Jobvite Blog: Today’s Recruiting Trends

How Weak Ties Can Make Strong Referrals

Optimizing Your Employee Referral Program“Hey, we’re looking for a User Experience Designer at Jobvite. Know anyone looking for work?”

This question has been asked a lot at the companies in and around Silicon Valley. The real question is: “We have this open position, do you know someone that you’ve worked with; would you like to work with them again?”

I have a pretty good network for this in Los Angeles, and probably could find someone easier than in Silicon Valley. But when you change metropolitan areas, your network changes. The employee referrals I’ve given Jobvite have completely different skill sets than those in my Los Angeles network but still provide as much value to the company.

Some of the tips in this article can be implemented easily with Jobvite; however, an employee referral program is more than just software.

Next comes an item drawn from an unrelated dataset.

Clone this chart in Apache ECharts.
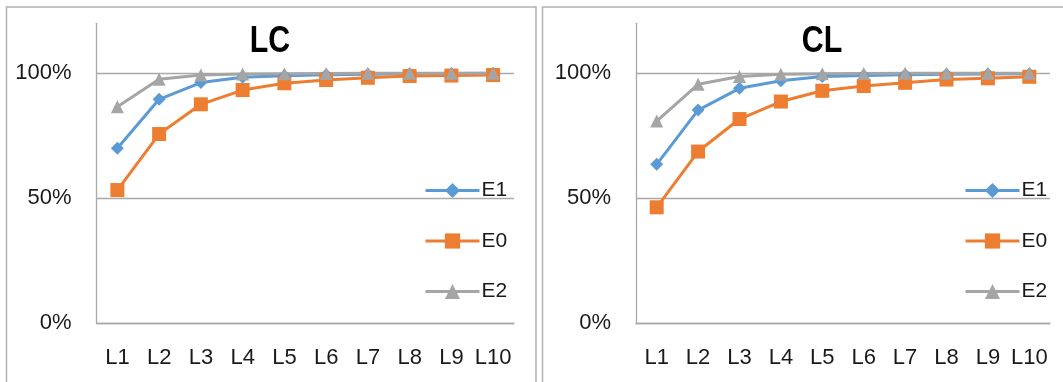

It’s about developing a company culture that builds on itself.

Define Your Company Culture

What’s the elevator pitch of your company? Can you describe what your culture is in twenty words or less?

One reason why employee referrals work so well is that people congregate in tribes. Like-minded people that enjoy their company both in and outside of the office will be more productive and eventually create great products. And great products result in great companies – just ask Apple.

If you have a clear definition of what your company culture is, your employees will know who to go after. For example, if you are trying to building a startup environment that includes foosball tables, it’s probably a good idea to attract a younger demographic. Great cultures attract great people, and that builds on itself. But it has to be well defined so employees know what that culture is.

So what’s your culture?

Encourage Employees to Look at Their Entire Social Graph

There’s a good chance you’ll never work with your best friends but will find great employment opportunities with acquaintances. I’ll give you an example of what I mean.

My friend Brian listens to Bruce Springsteen. As much as I like “Born in the USA,” I hate Brian’s music tastes. When I want to talk about music, I seek people that listen to music I like. And music I like is definitely not Bruce (my apologies to The Boss). The same goes for people you work with.

Your friends probably don’t have the same job you do, or have the exact same job and might be in competition. You also have fewer close friends, but have many loose connections that have similar interests and careers.

Mark Granovetter, an American sociologist, found in a 1973 study (before Facebook!) that 28 percent of people found jobs through weak ties, 57 percent found jobs through moderate ties, while only 17 percent through close friends. Granovetter found that weak ties are directly related to career success.

Dunbar’s number is another theory that indicates people have an upper limit of friends they can keep close relationships with (around 150). Remember, this data was collected before social media. Facebook confirms the numbers in that most people have average 130 friends.

According to Jobvite’s Social Recruiting Survey, 82 percent of job seekers are on social networks. You and other employees are probably “friends” with a lot of them. With the tools we have today, it’s easy to stay connected to weaker ties to find quality hires and referrals. Encourage your employees to refer them.

Promote One-on-One Conversations [THIS SECTION NEEDS DATA]

While automatic publishing of notifications to Twitter and Facebook keep referrals on mind, the best referrals are one-on-one conversations. Ask your employees to take a few minutes and go through their LinkedIn, Facebook, Twitter or even their contact list and look for people they have worked with or know personally.

Encourage your employees to send personalized emails or messages detailing why that person would be a fit for your great company. I would encourage these one-on-one conversations, because they result in more engaged candidates. Think of it as advertising; the more personalized the message, the better it converts. There’s a 50/50 chance they’ll act on the message but much less than that (one percent chance) if it’s in the feed. Publishing to the feed achieves greater reach and increases brand awareness, but has a lower chance of action.

If they aren’t a fit, you have to take special care in talking to them, because there are many, many reasons why people don’t fit in companies, and none have to do with their qualifications. Also, if they aren’t a fit now, they may be at a later date. So be nice.

Reward Employees Appropriately (And Not Just with Money)

If you’re paying $100 for an employee referral and a handshake, you’re doing it the wrong way.

I’ve referred a lot of people to recruiters, and I’ve always refused the bonus.


What I really want is social capital: knowledge that this deed will be rewarded sometime in the future. Maybe the recruiter will remember, and get me a better rate. Or maybe the person I referred will do an awesome job, and because of his contribution, the whole company may recognize me.

If you offer a bonus to referrers, give more than just money. People like to know that their companies value them. Small tokens of recognition will go a long way. They will be happier and more willing to refer.

It’s no surprise that referrals are the best source of outside talent, fit best in the company culture and are less expensive to recruit. With referral strategy centered on social networks and weak ties, your company can both reduce recruiting costs and have an influx of quality candidates in the pipeline, having an easier answer to that “Know anyone looking for work” question.